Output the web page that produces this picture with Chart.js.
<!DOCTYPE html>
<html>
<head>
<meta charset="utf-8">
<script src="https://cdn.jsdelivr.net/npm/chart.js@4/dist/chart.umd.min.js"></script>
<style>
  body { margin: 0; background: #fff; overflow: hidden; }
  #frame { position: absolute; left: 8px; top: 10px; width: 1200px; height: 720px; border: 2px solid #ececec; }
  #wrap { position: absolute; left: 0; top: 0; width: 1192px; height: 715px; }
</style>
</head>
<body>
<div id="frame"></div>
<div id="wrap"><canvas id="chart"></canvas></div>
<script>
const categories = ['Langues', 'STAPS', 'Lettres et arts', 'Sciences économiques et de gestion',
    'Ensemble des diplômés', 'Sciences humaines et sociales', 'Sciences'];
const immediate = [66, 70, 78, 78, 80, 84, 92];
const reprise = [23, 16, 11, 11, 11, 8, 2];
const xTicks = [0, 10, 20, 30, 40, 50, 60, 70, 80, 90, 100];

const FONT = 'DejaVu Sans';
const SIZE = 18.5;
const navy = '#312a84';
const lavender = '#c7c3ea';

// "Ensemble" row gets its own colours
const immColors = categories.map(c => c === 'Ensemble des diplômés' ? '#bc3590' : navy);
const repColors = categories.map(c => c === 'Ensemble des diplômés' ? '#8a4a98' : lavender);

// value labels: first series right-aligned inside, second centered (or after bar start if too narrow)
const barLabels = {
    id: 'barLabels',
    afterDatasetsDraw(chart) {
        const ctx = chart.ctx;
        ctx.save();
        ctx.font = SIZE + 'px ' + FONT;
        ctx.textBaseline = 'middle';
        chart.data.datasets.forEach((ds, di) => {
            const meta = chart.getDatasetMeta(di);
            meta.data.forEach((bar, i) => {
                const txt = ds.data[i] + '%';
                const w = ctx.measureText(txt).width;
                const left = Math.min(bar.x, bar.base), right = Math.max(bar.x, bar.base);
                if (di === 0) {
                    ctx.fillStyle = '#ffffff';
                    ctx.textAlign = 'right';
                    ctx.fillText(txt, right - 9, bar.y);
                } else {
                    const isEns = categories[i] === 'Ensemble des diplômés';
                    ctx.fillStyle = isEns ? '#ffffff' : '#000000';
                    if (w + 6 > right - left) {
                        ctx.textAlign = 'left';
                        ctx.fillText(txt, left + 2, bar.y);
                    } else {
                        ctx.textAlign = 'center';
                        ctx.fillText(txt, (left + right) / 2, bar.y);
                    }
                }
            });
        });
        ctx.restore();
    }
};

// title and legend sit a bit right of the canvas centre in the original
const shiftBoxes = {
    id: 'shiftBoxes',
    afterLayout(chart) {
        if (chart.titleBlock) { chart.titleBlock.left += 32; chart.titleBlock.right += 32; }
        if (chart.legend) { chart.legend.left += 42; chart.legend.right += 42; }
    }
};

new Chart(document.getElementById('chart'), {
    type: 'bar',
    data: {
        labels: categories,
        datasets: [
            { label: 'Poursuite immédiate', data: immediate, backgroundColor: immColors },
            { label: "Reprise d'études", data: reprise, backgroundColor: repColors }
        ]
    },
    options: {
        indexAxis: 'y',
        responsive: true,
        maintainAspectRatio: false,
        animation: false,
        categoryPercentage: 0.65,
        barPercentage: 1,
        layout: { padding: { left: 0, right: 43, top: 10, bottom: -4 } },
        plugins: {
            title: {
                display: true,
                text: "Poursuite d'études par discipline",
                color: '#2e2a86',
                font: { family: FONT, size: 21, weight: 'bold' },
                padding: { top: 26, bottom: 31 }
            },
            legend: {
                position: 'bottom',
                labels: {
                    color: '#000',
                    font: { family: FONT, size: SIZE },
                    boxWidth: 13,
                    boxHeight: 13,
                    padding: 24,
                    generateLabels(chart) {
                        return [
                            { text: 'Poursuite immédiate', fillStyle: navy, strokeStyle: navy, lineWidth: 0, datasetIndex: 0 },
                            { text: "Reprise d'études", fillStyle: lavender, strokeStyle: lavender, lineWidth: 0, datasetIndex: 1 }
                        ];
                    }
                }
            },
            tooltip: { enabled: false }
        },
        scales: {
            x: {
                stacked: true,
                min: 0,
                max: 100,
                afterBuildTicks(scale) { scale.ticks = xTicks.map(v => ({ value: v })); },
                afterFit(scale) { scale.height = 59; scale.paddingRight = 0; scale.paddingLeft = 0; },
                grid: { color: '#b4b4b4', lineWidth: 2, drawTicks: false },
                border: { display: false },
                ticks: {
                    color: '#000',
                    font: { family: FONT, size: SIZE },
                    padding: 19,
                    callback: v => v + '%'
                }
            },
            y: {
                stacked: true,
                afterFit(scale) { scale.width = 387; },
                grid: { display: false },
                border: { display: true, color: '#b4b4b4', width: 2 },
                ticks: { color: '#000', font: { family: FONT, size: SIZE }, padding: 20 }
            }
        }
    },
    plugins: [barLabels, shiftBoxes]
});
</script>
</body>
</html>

▶ **TASK INSTRUCTIONS**
Print again each line of the listing above, exactly as it appears.

▶ **TASK OUTPUT**
Output the web page that produces this picture with Chart.js.
<!DOCTYPE html>
<html>
<head>
<meta charset="utf-8">
<script src="https://cdn.jsdelivr.net/npm/chart.js@4/dist/chart.umd.min.js"></script>
<style>
  body { margin: 0; background: #fff; overflow: hidden; }
  #frame { position: absolute; left: 8px; top: 10px; width: 1200px; height: 720px; border: 2px solid #ececec; }
  #wrap { position: absolute; left: 0; top: 0; width: 1192px; height: 715px; }
</style>
</head>
<body>
<div id="frame"></div>
<div id="wrap"><canvas id="chart"></canvas></div>
<script>
const categories = ['Langues', 'STAPS', 'Lettres et arts', 'Sciences économiques et de gestion',
    'Ensemble des diplômés', 'Sciences humaines et sociales', 'Sciences'];
const immediate = [66, 70, 78, 78, 80, 84, 92];
const reprise = [23, 16, 11, 11, 11, 8, 2];
const xTicks = [0, 10, 20, 30, 40, 50, 60, 70, 80, 90, 100];

const FONT = 'DejaVu Sans';
const SIZE = 18.5;
const navy = '#312a84';
const lavender = '#c7c3ea';

// "Ensemble" row gets its own colours
const immColors = categories.map(c => c === 'Ensemble des diplômés' ? '#bc3590' : navy);
const repColors = categories.map(c => c === 'Ensemble des diplômés' ? '#8a4a98' : lavender);

// value labels: first series right-aligned inside, second centered (or after bar start if too narrow)
const barLabels = {
    id: 'barLabels',
    afterDatasetsDraw(chart) {
        const ctx = chart.ctx;
        ctx.save();
        ctx.font = SIZE + 'px ' + FONT;
        ctx.textBaseline = 'middle';
        chart.data.datasets.forEach((ds, di) => {
            const meta = chart.getDatasetMeta(di);
            meta.data.forEach((bar, i) => {
                const txt = ds.data[i] + '%';
                const w = ctx.measureText(txt).width;
                const left = Math.min(bar.x, bar.base), right = Math.max(bar.x, bar.base);
                if (di === 0) {
                    ctx.fillStyle = '#ffffff';
                    ctx.textAlign = 'right';
                    ctx.fillText(txt, right - 9, bar.y);
                } else {
                    const isEns = categories[i] === 'Ensemble des diplômés';
                    ctx.fillStyle = isEns ? '#ffffff' : '#000000';
                    if (w + 6 > right - left) {
                        ctx.textAlign = 'left';
                        ctx.fillText(txt, left + 2, bar.y);
                    } else {
                        ctx.textAlign = 'center';
                        ctx.fillText(txt, (left + right) / 2, bar.y);
                    }
                }
            });
        });
        ctx.restore();
    }
};

// title and legend sit a bit right of the canvas centre in the original
const shiftBoxes = {
    id: 'shiftBoxes',
    afterLayout(chart) {
        if (chart.titleBlock) { chart.titleBlock.left += 32; chart.titleBlock.right += 32; }
        if (chart.legend) { chart.legend.left += 42; chart.legend.right += 42; }
    }
};

new Chart(document.getElementById('chart'), {
    type: 'bar',
    data: {
        labels: categories,
        datasets: [
            { label: 'Poursuite immédiate', data: immediate, backgroundColor: immColors },
            { label: "Reprise d'études", data: reprise, backgroundColor: repColors }
        ]
    },
    options: {
        indexAxis: 'y',
        responsive: true,
        maintainAspectRatio: false,
        animation: false,
        categoryPercentage: 0.65,
        barPercentage: 1,
        layout: { padding: { left: 0, right: 43, top: 10, bottom: -4 } },
        plugins: {
            title: {
                display: true,
                text: "Poursuite d'études par discipline",
                color: '#2e2a86',
                font: { family: FONT, size: 21, weight: 'bold' },
                padding: { top: 26, bottom: 31 }
            },
            legend: {
                position: 'bottom',
                labels: {
                    color: '#000',
                    font: { family: FONT, size: SIZE },
                    boxWidth: 13,
                    boxHeight: 13,
                    padding: 24,
                    generateLabels(chart) {
                        return [
                            { text: 'Poursuite immédiate', fillStyle: navy, strokeStyle: navy, lineWidth: 0, datasetIndex: 0 },
                            { text: "Reprise d'études", fillStyle: lavender, strokeStyle: lavender, lineWidth: 0, datasetIndex: 1 }
                        ];
                    }
                }
            },
            tooltip: { enabled: false }
        },
        scales: {
            x: {
                stacked: true,
                min: 0,
                max: 100,
                afterBuildTicks(scale) { scale.ticks = xTicks.map(v => ({ value: v })); },
                afterFit(scale) { scale.height = 59; scale.paddingRight = 0; scale.paddingLeft = 0; },
                grid: { color: '#b4b4b4', lineWidth: 2, drawTicks: false },
                border: { display: false },
                ticks: {
                    color: '#000',
                    font: { family: FONT, size: SIZE },
                    padding: 19,
                    callback: v => v + '%'
                }
            },
            y: {
                stacked: true,
                afterFit(scale) { scale.width = 387; },
                grid: { display: false },
                border: { display: true, color: '#b4b4b4', width: 2 },
                ticks: { color: '#000', font: { family: FONT, size: SIZE }, padding: 20 }
            }
        }
    },
    plugins: [barLabels, shiftBoxes]
});
</script>
</body>
</html>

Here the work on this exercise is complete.